The Lotus Evora 414E Hybrid concept showcases new developments in plug-in, range-extended electric propulsion, new electronic technologies to enhance driver involvement, the adaptability of the Lotus Versatile Vehicle Architecture (VVA) that underpins the Evora 414E Hybrid and a dramatic new roof system and interior concept from Lotus Design.
Lotus Engineering has developed a highly efficient, high performance drivetrain system consisting of twin motors each limited to providing 152 kW (207 PS) of power and 400 Nm (295 lb/ft) of torque to each wheel via independent, single speed, reduction transmissions integrated into a single housing, enabling torque vectoring dynamic control of the vehicle (the capacity to generate different torques at each of the driving wheels), this is particularly suited to electric vehicles and significantly reduces the conflict between stability and response.
The Evora 414E Hybrid provides less of a psychological step change for people familiar with high performance cars compared to other electric and hybrid sports cars. The car has a simulated paddle shift gear change offering ultra quick gear changes reminiscent of a dual clutch transmission.
This enhances the driver interaction with the vehicle and provides a driving experience similar to current internal combustion engine high performance sports cars. The Evora 414E Hybrid uses a column mounted paddle shift to simulate the gear change and a synthesised engine sound changes frequency with virtual gear selection. The drive torque is also modulated to simulate a physical feeling of a gearshift jolt. The virtual gearshift simulation, like a conventional gearbox, is used to change the driving characteristics and response of the vehicle.
The most significant aspect that this offers the driver is the ability to control the vehicle deceleration by simulating engine braking through a virtual downshift in gears. Unlike true engine braking, the Lotus system does not dissipate the energy of the moving vehicle through internal engine friction but uses the electric motors to regenerate the energy back into the battery. While many electric and hybrid vehicles provide engine braking, this is generally at a fixed rate or pre-selected rate. In some driving situations this can either be too aggressive, slowing the vehicle unnecessarily, or too light, requiring additional braking application.
The Lotus system effectively allows the driver to select the appropriate level of regeneration by simulating stepping down by one, two or even three gears. The simulation of engine braking through both the gear noise change and the retardation of the vehicle is fully intuitive to a driver familiar with a conventional gearbox. The simulated gear change capability can be selected for greater driving involvement or switched off for more relaxed driving.
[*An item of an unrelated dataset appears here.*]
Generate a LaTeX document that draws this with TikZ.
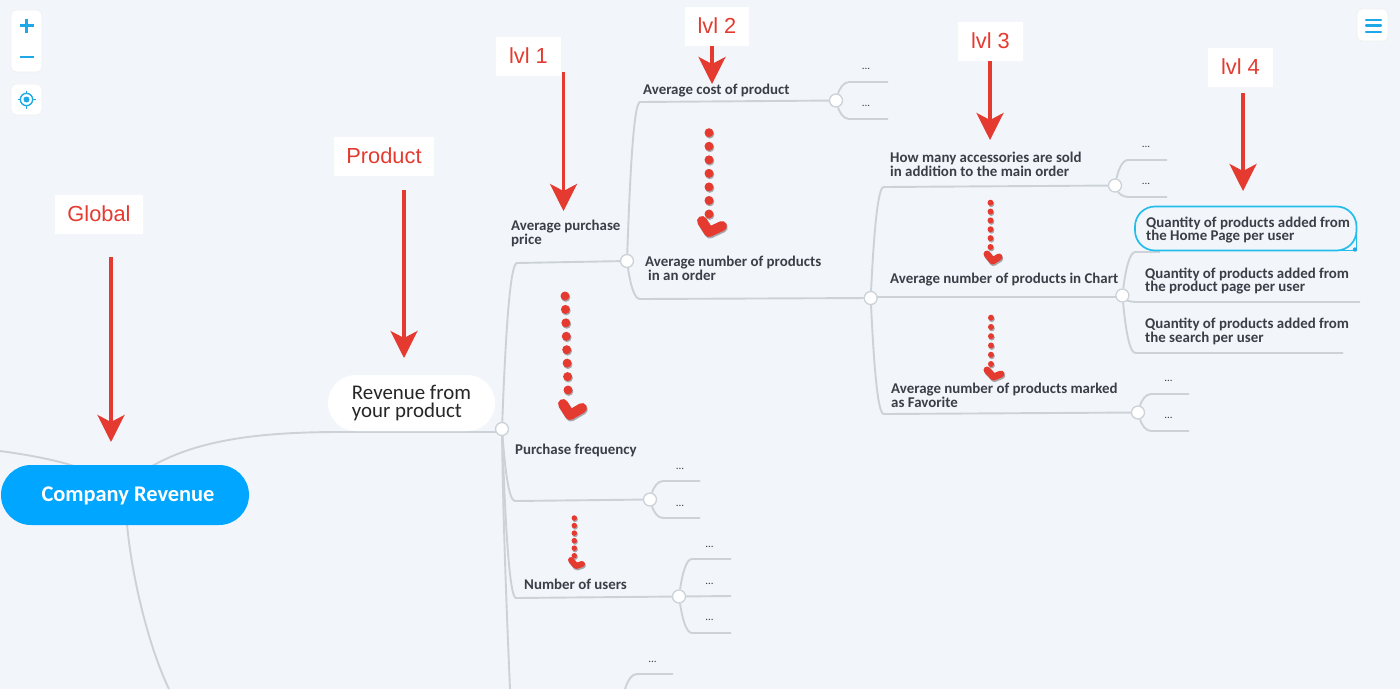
\documentclass[tikz,border=0pt]{standalone}
\usepackage{fontspec}
\usetikzlibrary{calc,arrows.meta}
\newfontfamily\cf{Carlito}
\newfontfamily\hf{Liberation Sans}
\definecolor{pagebg}{HTML}{F2F6FB}
\definecolor{linegray}{HTML}{CCD2D8}
\definecolor{redmark}{HTML}{E43A2F}
\definecolor{inktext}{HTML}{3A3E46}
\definecolor{rootblue}{HTML}{00A6FF}
\definecolor{uiblue}{HTML}{1FA8E8}
\definecolor{selblue}{HTML}{22BDEB}
\definecolor{dotshadow}{HTML}{A8A8AC}
\pgfdeclarelayer{connlayer}
\pgfsetlayers{connlayer,main}
\tikzset{
  conn/.style={draw=linegray,line width=1.9pt},
  junction/.style={circle,fill=white,draw=linegray,line width=1.3pt,minimum size=13pt,inner sep=0pt},
  topic/.style={anchor=west,align=left,inner sep=0pt,text=inktext,font=\cf\bfseries\fontsize{14.9}{13.9}\selectfont},
  more/.style={inner sep=0pt,text=inktext,font=\cf\fontsize{11}{11}\selectfont},
  tag/.style={fill=white,inner sep=0pt,minimum height=39pt,text height=16pt,text depth=2pt,text=redmark,font=\hf\fontsize{21.8}{22}\selectfont},
  bigarrow/.style={draw=redmark,line width=3.6pt,-{Stealth[length=27pt,width=27pt,inset=7pt]}},
  uibtn/.style={fill=white,draw=black!6,line width=.8pt,rounded corners=5pt,inner sep=0pt},
  uimark/.style={draw=uiblue,line width=2.6pt}
}
% elbow connector: start, corner offset dx dy, end
\newcommand{\elbow}[4]{\draw[conn] (#1) .. controls ($(#1)+({0.25*#2},{0.6*#3})$) and ($(#1)+({0.55*#2},#3)$) .. ($(#1)+(#2,#3)$) -- (#4);}
% hand-drawn dotted arrow: top, bottom, dots, dot size, tip width, left, corner, right
\newcommand{\dotarrow}[8]{%
  \foreach \i in {0,...,\numexpr#3-1\relax}{
    \pgfmathsetmacro{\t}{\i/(#3-1)}
    \fill[dotshadow] ($(#1)!\t!(#2)+(.8,1.4)$) circle ({#4/2});
  }
  \draw[dotshadow,line width=#5pt,line cap=round,line join=round] ($(#6)+(.8,1.6)$) -- ($(#7)+(.8,1.6)$) -- ($(#8)+(.8,1.6)$);
  \foreach \i in {0,...,\numexpr#3-1\relax}{
    \pgfmathsetmacro{\t}{\i/(#3-1)}
    \fill[redmark] ($(#1)!\t!(#2)$) circle ({#4/2});
  }
  \draw[redmark,line width=#5pt,line cap=round,line join=round] (#6) -- (#7) -- (#8);
}
\begin{document}
\begin{tikzpicture}[x=1pt,y=-1pt]
\useasboundingbox (0,0) rectangle (1400,689);
\clip (0,0) rectangle (1400,689);

% nodes of the map
\node[fill=rootblue,rounded corners=30pt,minimum width=248pt,minimum height=60pt,inner sep=0pt,text height=17pt,text depth=4.4pt,text=white,font=\cf\bfseries\fontsize{22.4}{22}\selectfont] (root) at (125,495) {\hspace*{6pt}Company Revenue};
\node[fill=white,rounded corners=28pt,minimum width=167pt,minimum height=56pt,inner sep=0pt,align=left,text=black!85,font=\cf\fontsize{20.9}{18}\selectfont] (rev) at (411.5,403) {Revenue from\\your product};

\node[junction] (j0) at (502,429) {};
\node[junction] (j1) at (627,261) {};
\node[junction] (jcost) at (836,100.5) {};
\node[junction] (jnum) at (870.7,298) {};
\node[junction] (jacc) at (1115,185.5) {};
\node[junction] (jchart) at (1122.4,295.5) {};
\node[junction] (jfav) at (1138,412.5) {};
\node[junction] (jfreq) at (650,499.5) {};
\node[junction] (jusers) at (679,596.5) {};

\node[topic] (t1) at (511,233) {Average purchase\\price};
\node[topic] (t2) at (643,91) {Average cost of product};
\node[topic] (t3) at (645,268) {Average number of products\\\hspace*{3pt}in an order};
\node[topic] (t4) at (890,164) {How many accessories are sold\\in addition to the main order};
\node[topic] (t5) at (890,280) {Average number of products in Chart};
\node[topic] (t6) at (891,395) {Average number of products marked\\as Favorite};
\node[topic] (q1) at (1146,230) {Quantity of products added from\\the Home Page per user};
\node[topic] (q2) at (1145,281) {Quantity of products added from\\the product page per user};
\node[topic] (q3) at (1145,331) {Quantity of products added from\\the search per user};
\node[topic] (t7) at (515,450) {Purchase frequency};
\node[topic] (t8) at (524,584) {Number of users};

% free ends
\coordinate (off1) at (0,451);
\coordinate (rootL) at (74,466);
\coordinate (rootR) at (152,466);
\coordinate (rootB) at (127,524);
\coordinate (off2) at (169,689);
\coordinate (off3) at (510,689);
\coordinate (off4) at (625,689);
\coordinate (e1) at (888,82);
\coordinate (e2) at (888,119);
\coordinate (e3) at (1167,160);
\coordinate (e4) at (1167,197);
\coordinate (e5) at (1189,394);
\coordinate (e6) at (1189,431);
\coordinate (e7) at (1360,302);
\coordinate (e8) at (1343,353);
\coordinate (e9) at (1160,252);
\coordinate (e10) at (700,481);
\coordinate (e11) at (700,518);
\coordinate (e12) at (731,559);
\coordinate (e13) at (731,596);
\coordinate (e14) at (731,633);
\coordinate (e15) at (673,674);

\begin{pgfonlayer}{connlayer}
\fill[pagebg] (0,0) rectangle (1400,689);
\draw[conn] (off1) .. controls (30,455) and (55,460) .. (rootL);
\draw[conn] (rootR) .. controls (195,442) and (250,432) .. (340,432) -- ($(j0)+(0,3)$);
\draw[conn] (rootB) .. controls (132,580) and (150,650) .. (off2);
\draw[conn] (j0) .. controls (503,520) and (507,620) .. (off3);
\elbow{j0}{15}{-166}{j1}
\elbow{j0}{13}{72}{jfreq}
\elbow{j0}{14}{169}{jusers}
\elbow{j1}{13}{-159}{jcost}
\elbow{j1}{13}{38}{jnum}
\elbow{jnum}{13}{-111}{jacc}
\elbow{jnum}{13}{116}{jfav}
\draw[conn] ($(jnum)+(0,-1)$) -- ($(jchart)+(0,1.5)$);
\elbow{jcost}{13}{-18.5}{e1}
\elbow{jcost}{13}{18.5}{e2}
\elbow{jacc}{13}{-25.5}{e3}
\elbow{jacc}{13}{11.5}{e4}
\elbow{jfav}{13}{-18.5}{e5}
\elbow{jfav}{13}{18.5}{e6}
\elbow{jchart}{13}{-43.5}{e9}
\elbow{jchart}{13}{6.5}{e7}
\elbow{jchart}{13}{57.5}{e8}
\elbow{jfreq}{13}{-18.5}{e10}
\elbow{jfreq}{13}{18.5}{e11}
\elbow{jusers}{13}{-37.5}{e12}
\draw[conn] (jusers) -- (e13);
\elbow{jusers}{13}{36.5}{e14}
\elbow{off4}{12}{-15}{e15}
\end{pgfonlayer}

% selected topic outline
\draw[selblue,line width=1.7pt,rounded corners=20pt] (1356.5,250.5) -- (1135,250.5) -- (1135,206.5) -- (1356.5,206.5) -- cycle;
\fill[selblue] (1340,249.65) rectangle (1356.4,251.35);
\draw[selblue,line width=1.7pt] (1356.5,228) -- (1356.5,250);
\fill[uiblue] (1355,249.5) circle (2.2);

% dots
\foreach \nm/\x/\y in {a/866/69,b/866/106,c/1146/147,d/1146/184,e/1168.5/381,f/1168.5/418,g/680/469,h/680/506,i/709.6/547,j/709.6/584,k/709.6/620,l/652.6/662}{
  \node[more] (more\nm) at (\x,\y) {...};
}

% level tags and arrows
\node[tag,minimum width=88pt] (global) at (99,214.5) {Global};
\node[tag,minimum width=100pt] (product) at (384,156.5) {Product};
\node[tag,minimum width=65pt] (lvl1) at (528.5,56.5) {lvl 1};
\node[tag,minimum width=64pt] (lvl2) at (717,26.5) {lvl 2};
\node[tag,minimum width=65pt] (lvl3) at (990.5,41.5) {lvl 3};
\node[tag,minimum width=65pt] (lvl4) at (1240.5,67.5) {lvl 4};
\coordinate (a1s) at (111,257); \coordinate (a1e) at (111,442);
\coordinate (a2s) at (404,190); \coordinate (a2e) at (404,358);
\coordinate (a3s) at (563.5,72); \coordinate (a3e) at (563.5,211);
\coordinate (a4s) at (712,46); \coordinate (a4e) at (712,84);
\coordinate (a5s) at (990,61); \coordinate (a5e) at (990,140);
\coordinate (a6s) at (1243,93); \coordinate (a6e) at (1243,191);
\draw[bigarrow] (a1s) -- (a1e);
\draw[bigarrow] (a2s) -- (a2e);
\draw[bigarrow] (a3s) -- (a3e);
\draw[bigarrow] (a4s) -- (a4e);
\draw[bigarrow] (a5s) -- (a5e);
\draw[bigarrow] (a6s) -- (a6e);

% dotted arrows
\dotarrow{709,132.7}{709,214}{7}{9}{10}{702,221}{709,232}{722,226}
\dotarrow{565,296}{568,390}{8}{9}{10}{563,404}{570,415}{582,408}
\dotarrow{990.5,202.7}{990.5,247}{6}{6}{7}{987,254}{992.6,261}{999,257}
\dotarrow{991,317.7}{991,364}{6}{6}{7}{987,370}{993.6,377}{1001,374}
\dotarrow{574.3,518}{574.3,555.7}{6}{5.5}{6}{571,560}{576,566}{582,564}

% interface buttons
\node[uibtn,minimum width=31pt,minimum height=62pt] (zoombtn) at (26.5,41) {};
\node[uibtn,minimum width=31pt,minimum height=31pt] (locbtn) at (26.5,99.5) {};
\node[uibtn,minimum width=31pt,minimum height=32pt] (menubtn) at (1372.5,25) {};
\draw[uimark] (19.5,25.5) -- (33.5,25.5) (26.5,18.5) -- (26.5,32.5);
\draw[uimark] (19.5,57) -- (33.5,57);
\draw[uiblue,line width=1.4pt] (26.5,99.5) circle (6.2);
\fill[uiblue] (26.5,99.5) circle (3);
\draw[uiblue,line width=1.2pt] (26.5,90.5) -- (26.5,93) (26.5,106) -- (26.5,108.5) (17.5,99.5) -- (20,99.5) (33,99.5) -- (35.5,99.5);
\draw[uiblue,line width=2.2pt,line cap=round] (1366,20) -- (1381,20) (1366,25.5) -- (1381,25.5) (1366,31.7) -- (1381,31.7);
\end{tikzpicture}
\end{document}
The vehicle energy storage system is made up of the latest Lithium Polymer battery chemistry providing 14.4 kWh energy storage capacity. The battery pack is optimised for energy density, efficiency and high power demand, with over 300 kW discharge capability. For everyday commuting journeys, up to 35 miles can be travelled using battery power. The battery can be charged overnight using a conventional domestic mains supply through a socket concealed by the rear number plate. This permits the vehicle to operate with zero tailpipe emissions. For longer journeys, exceeding the battery capacity, the highly efficient Lotus Range Extender engine is used as a generator to supply the motor with electrical power and top up the battery.
The cutaway hybrid Evora 414Evolution exhibit demonstrates Lotus Engineering’s technical expertise in: lightweight architectures, efficient performance, driving dynamics and electrical and electronic integration. The new intelligent HALOsonic system is displayed in the cutaway hybrid Evora 414Evolution exhibit along with the supercharged Lotus Range Extender.
The system on this latest version of HALOsonic , a collaboration between HARMAN and Lotus uses a single camera to determine the distance, trajectory and speed of pedestrians and other road users, calculating the risk of collision by comparing this information with the car’s path. The new HALOsonic system uses this data to actively control the volume of the External Sound Synthesis to warn pedestrians of the vehicle’s location, thereby improving pedestrian safety and reducing noise pollution. Under certain conditions the system will generate an audible and visual warning for the driver using the Internal Sound Synthesis and instrument panel.
The new active system is optimised to operate in urban environments where there is the greatest risk of a collision with a pedestrian. It is calibrated to actively control the volume and pitch of the sound synthesised while the vehicle is travelling from 0-75 km/h, continually evaluating the risk of a pedestrian collision and operating in an area up to 60 metres ahead of the vehicle. All of the HALOsonic systems are designed to use low levels of power and with the new active version there will be less power consumed as the system will only increase the volume when there is a risk of an impact.
Governments around the world have acknowledged the increased risk posed by almost silent vehicles and are in the process of drawing up legislation to compel car manufacturers to equip vehicles with pedestrian warning systems like the HALOsonic system.